腎臓がんは、がんの大きさが4センチ以下では、がんの症状を自覚することは稀です。
それ以上に進行してくると、進行がんでは、血尿、腹部の腫瘤(しこり)、腹痛という3大症状が生じますが、これらが同時にみられることは稀です。
血尿は約半数の患者さんにみられます。最初は肉眼ではわからない程度で、大半は痛みや発熱をともなわない無症候性血尿です。次に、はっきりわかる血尿が出ますが、痛みなどの症状はなく、数日で止まります。
血尿が繰り返しあらわれながら、病状が悪化していきます。
やがて、わき腹がはれ、痛み、不快感、圧迫感を覚えます。
ときには尿管で血液が固まって詰まり、激痛をともなうこともあります。陰嚢の静脈が浮き上がってくる精巣静脈瘤が起こることもあります。
また体重減少、貧血などの全身症状や、腎臓がんから生まれる特殊な物質により、赤血球増多症、高カルシウム血症、高血圧が引き起こされることがあります。
転移した臓器の症状から発見されることも少なくありません。
近年は健康診断での超音波検査、CT検査などが普及したことで自覚症状(三大症状:側腹部の痛み、血尿、腹部の腫瘤)があらわれる前に発見される患者さんが増えています。
小さい腎臓がんの場合は、手術の前にがんかどうかをはっきりさせる検査が重要です。
良性の病気として、腎臓にできる血管腫と筋腫、脂肪腫の固まりである腎血管筋脂肪腫、腎臓に水のたまる袋ができる腎嚢胞、腎臓にできた水のたまる袋の中に偶然出血する出血性嚢胞などがあり、超音波検査、造影CT検査、MRI検査などを組み合わせて診断します。
どうしても診断が困難な小さな腎臓の腫癌は、経過を観察することもあります。
その他の特徴
肺に転移するとせきなどが、骨に転移すると骨の痛みや手足のしびれなどがあらわれます。
腎盂がんは最初から血尿が出やすいのが特徴です。出血が激しいと、尿管内の凝血により、腹部に鈍痛や激痛が走るようになります。
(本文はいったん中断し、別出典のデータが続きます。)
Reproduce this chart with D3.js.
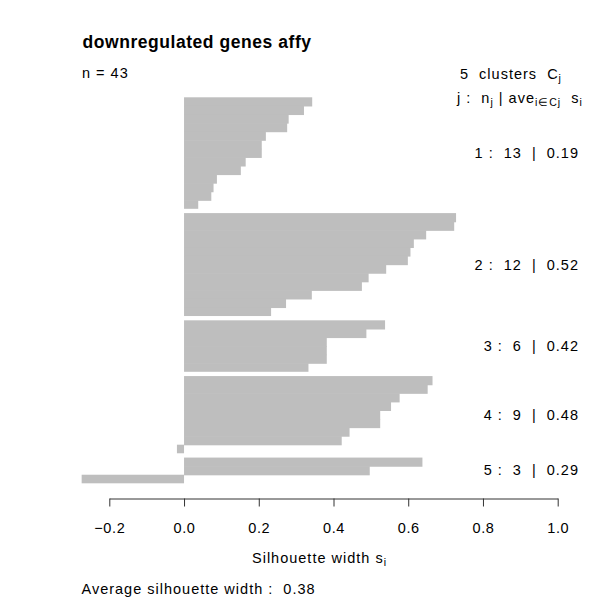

また、ときに腫瘍による尿流障害から水腎症を起こして腎臓がはれ、腎機能が低下します。
腎臓がんの発生に左右差はありません。また発生する部位も差はありません。全体の1%とわずかですが、両側の腎臓に発生することもあります。
腎臓がんは血液を介して全身に転移しやすく、肺転移、骨転移、脳転移などで発見される例が全体の10~20%あります。
腎臓がんの検査と診断方法
腎臓がんの診断は、CTスキャン、MRIなどの画像検査で行われます。腎臓がんは、血流に富む腫瘍であり、造影剤を使用した画像診断が有用です。
近年、検査機器の性能の向上で1~2cmの小さながんも発見できるようになってきました。組織生検は、血流が豊富な特徴から、生検時にがん細胞が血管内に入り転移することが危倶されるので、通常は行いません。
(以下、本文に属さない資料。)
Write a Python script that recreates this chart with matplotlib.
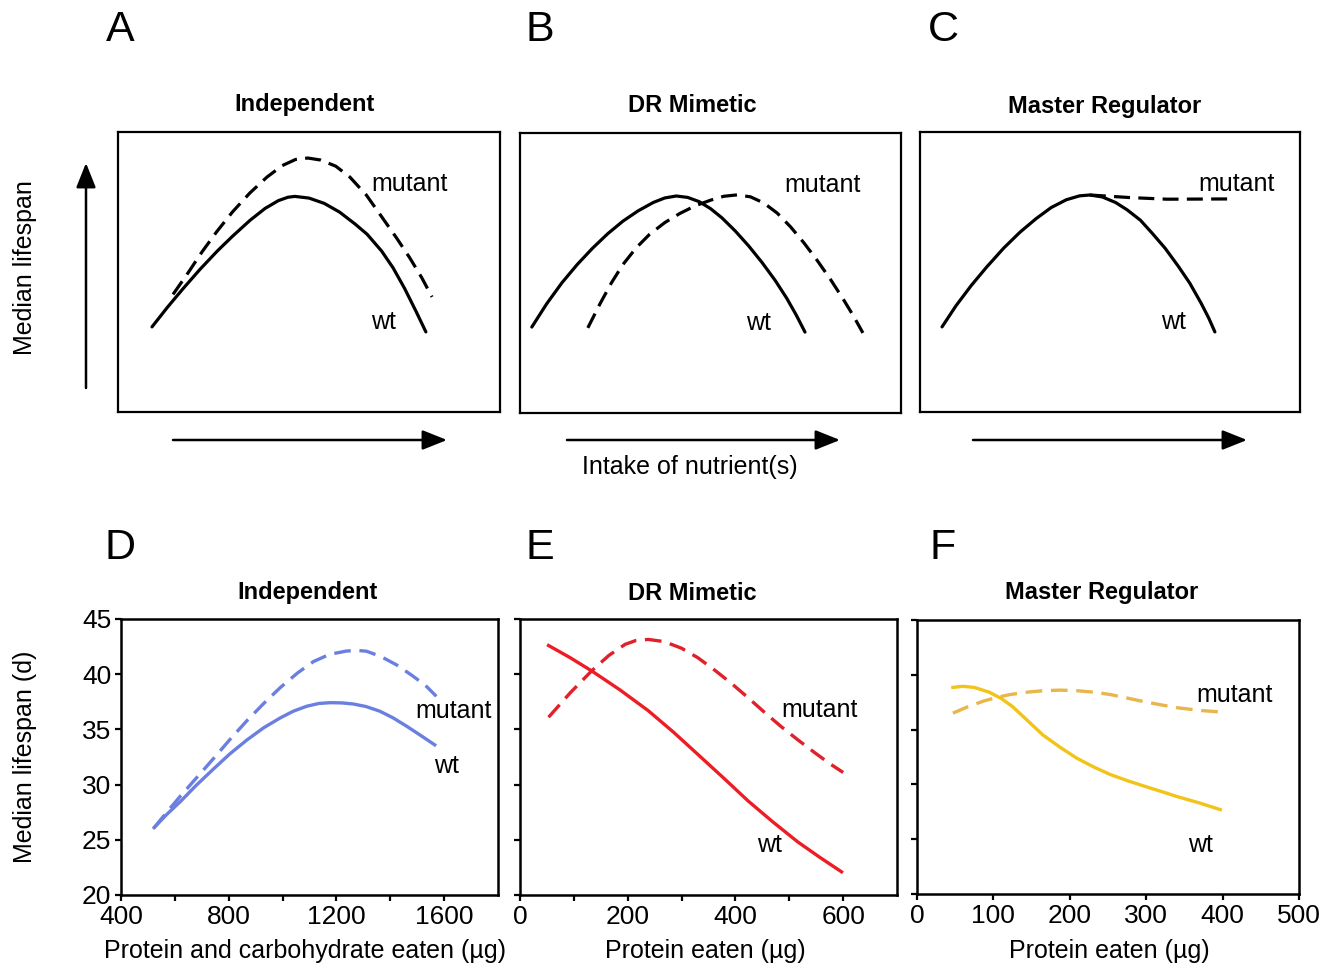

腎臓がんは、肺・骨・肝臓・リンパ節に転移することが多いので、CTスキャンや骨シンチグラフイで治療前に転移を調べます。
腎臓がんの画像診断で鑑別を要するのは、腎血管筋脂肪腫です。腎血管筋脂肪腫は、両方の腎臓に多発することが多い良性腫瘍と考えられています。
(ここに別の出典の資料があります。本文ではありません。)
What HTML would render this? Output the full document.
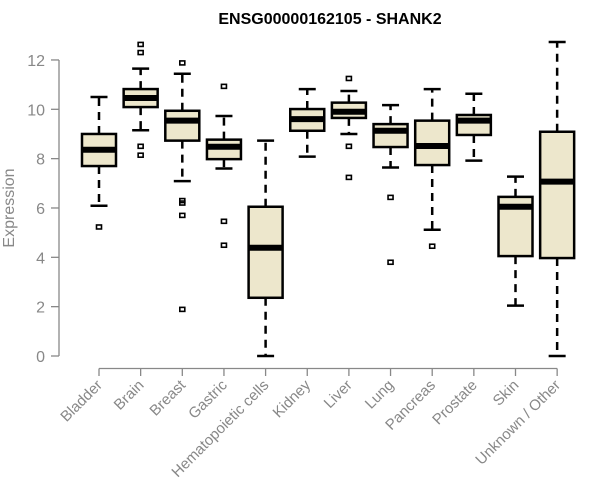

しかし大きくなると自然破裂して大出血したり、まれに悪性腫瘍のように他臓器にも病変がおよび、予後の悪い報告例もあります。
腎血管筋脂肪腫は血管・脂肪・平滑筋の3成分からなり、多彩な画像所見を示します。
とくに、脂肪成分が少ないか含んでいない場合には、腎臓がんとの鑑別が難しいことがあります。
また、転移があるかどうかの検査としては、肺転移や肝臓など内臓への転移は造影CT検査、脳への転移はMRI検査あるいは造影CT検査、骨への転移は骨シンチ検査があり、最近は全身の転移の部位の診断にPET-CT検査が有効かどうかの検討が行われています。
腎臓のがんが小さくて、部分切除術を検討する場合、従来から血管造影検査で腎臓がんに栄養を送る血管を確認して手術を行っていましたが、最近では三次元CT検査で栄養を送る血管を確認できるようになり、患者さんに負担の少ない検査ですむようになっています。